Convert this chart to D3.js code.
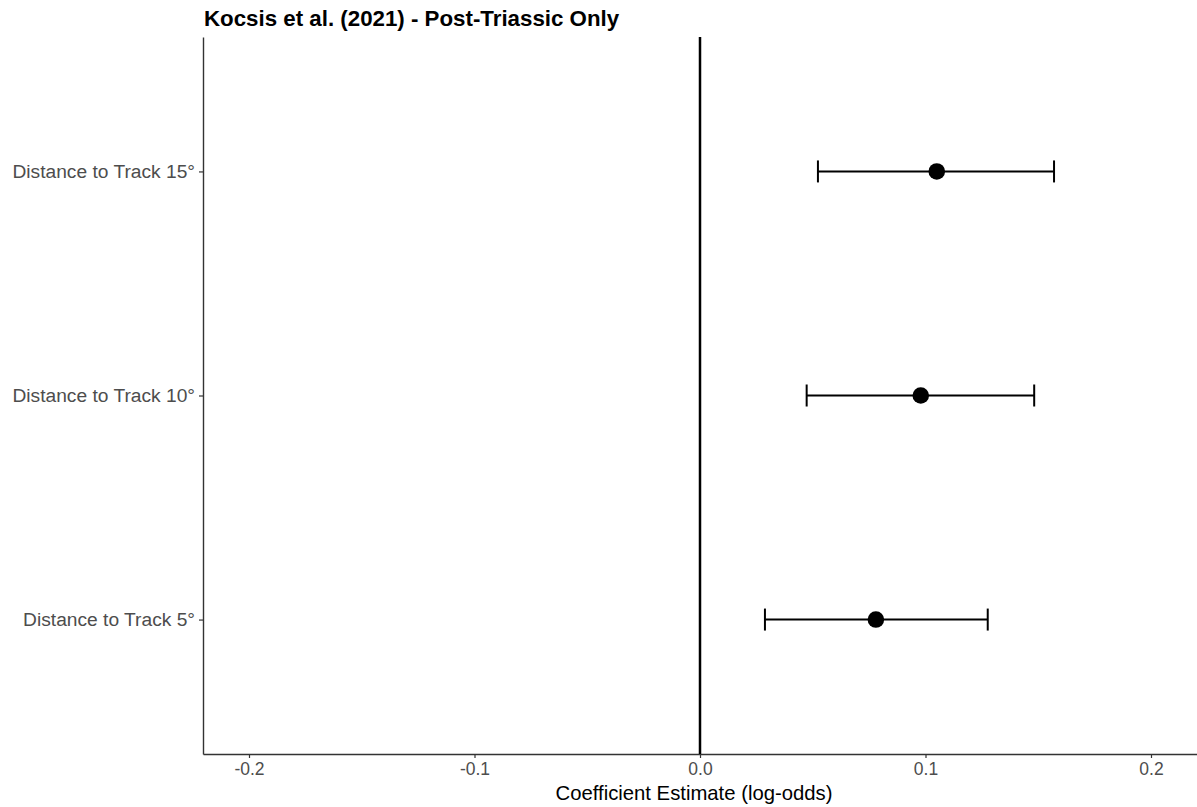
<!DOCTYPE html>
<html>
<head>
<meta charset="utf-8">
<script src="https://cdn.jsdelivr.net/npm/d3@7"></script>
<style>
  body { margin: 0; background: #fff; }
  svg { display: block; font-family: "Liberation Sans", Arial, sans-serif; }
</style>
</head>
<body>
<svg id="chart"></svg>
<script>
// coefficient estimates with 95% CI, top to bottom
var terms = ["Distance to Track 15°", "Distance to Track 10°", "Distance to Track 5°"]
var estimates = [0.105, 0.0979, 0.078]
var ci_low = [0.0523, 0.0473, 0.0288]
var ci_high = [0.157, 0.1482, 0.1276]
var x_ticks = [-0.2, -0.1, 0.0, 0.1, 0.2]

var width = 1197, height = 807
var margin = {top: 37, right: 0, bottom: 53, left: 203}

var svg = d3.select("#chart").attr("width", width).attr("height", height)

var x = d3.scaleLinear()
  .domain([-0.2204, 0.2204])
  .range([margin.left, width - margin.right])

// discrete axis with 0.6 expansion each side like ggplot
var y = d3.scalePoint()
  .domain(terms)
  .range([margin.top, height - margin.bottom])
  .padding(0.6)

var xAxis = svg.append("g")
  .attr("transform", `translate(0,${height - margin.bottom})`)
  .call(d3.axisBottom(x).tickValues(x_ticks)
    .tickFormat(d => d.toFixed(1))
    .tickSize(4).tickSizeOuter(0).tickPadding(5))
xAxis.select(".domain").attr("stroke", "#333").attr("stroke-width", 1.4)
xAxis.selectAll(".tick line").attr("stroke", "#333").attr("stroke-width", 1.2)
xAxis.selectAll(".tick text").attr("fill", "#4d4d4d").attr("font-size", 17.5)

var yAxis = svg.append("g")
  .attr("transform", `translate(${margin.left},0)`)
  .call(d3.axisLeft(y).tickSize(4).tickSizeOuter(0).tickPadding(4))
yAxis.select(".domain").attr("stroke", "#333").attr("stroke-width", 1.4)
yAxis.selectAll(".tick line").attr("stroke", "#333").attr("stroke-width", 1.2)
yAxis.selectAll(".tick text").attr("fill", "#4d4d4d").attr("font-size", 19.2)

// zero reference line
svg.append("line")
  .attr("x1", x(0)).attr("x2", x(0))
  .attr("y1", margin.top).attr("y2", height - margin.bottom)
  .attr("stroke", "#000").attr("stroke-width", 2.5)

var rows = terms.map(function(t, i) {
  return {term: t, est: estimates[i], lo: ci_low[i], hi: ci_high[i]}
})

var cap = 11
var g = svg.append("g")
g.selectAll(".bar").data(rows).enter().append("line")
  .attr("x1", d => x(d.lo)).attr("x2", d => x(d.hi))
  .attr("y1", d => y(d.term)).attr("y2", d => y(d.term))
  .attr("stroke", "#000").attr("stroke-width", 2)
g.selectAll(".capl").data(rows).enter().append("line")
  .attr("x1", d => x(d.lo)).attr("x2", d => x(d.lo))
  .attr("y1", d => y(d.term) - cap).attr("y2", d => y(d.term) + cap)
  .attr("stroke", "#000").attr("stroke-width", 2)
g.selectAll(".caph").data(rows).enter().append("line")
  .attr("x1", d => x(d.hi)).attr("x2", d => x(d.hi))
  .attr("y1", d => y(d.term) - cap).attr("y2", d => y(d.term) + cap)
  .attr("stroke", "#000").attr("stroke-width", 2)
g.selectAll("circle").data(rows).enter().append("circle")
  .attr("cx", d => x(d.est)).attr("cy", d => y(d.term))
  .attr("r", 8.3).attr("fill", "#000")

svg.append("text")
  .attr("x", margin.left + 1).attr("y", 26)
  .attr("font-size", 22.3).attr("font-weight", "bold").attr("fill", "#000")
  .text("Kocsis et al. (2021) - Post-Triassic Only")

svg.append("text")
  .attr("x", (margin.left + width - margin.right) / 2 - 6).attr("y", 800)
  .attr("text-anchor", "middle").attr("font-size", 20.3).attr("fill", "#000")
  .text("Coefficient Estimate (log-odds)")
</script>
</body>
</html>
---
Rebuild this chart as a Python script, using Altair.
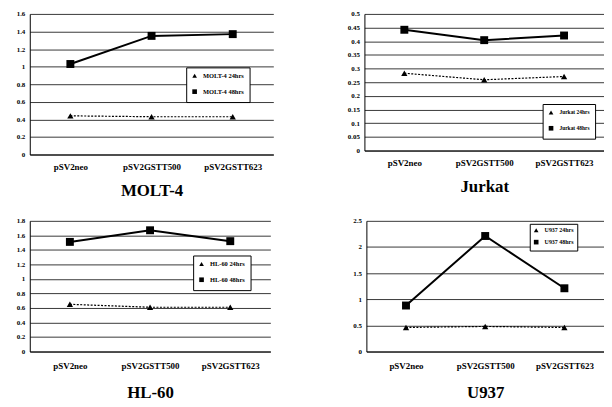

YOUR INSTRUCTIONS> Scan the material above. Copy each line that holds the word "chart".

RESPONSE FOR THIS EXERCISE>
Convert this chart to D3.js code.
<svg id="chart"></svg>
var svg = d3.select("#chart").attr("width", width).attr("height", height)
Rebuild this chart as a Python script, using Altair.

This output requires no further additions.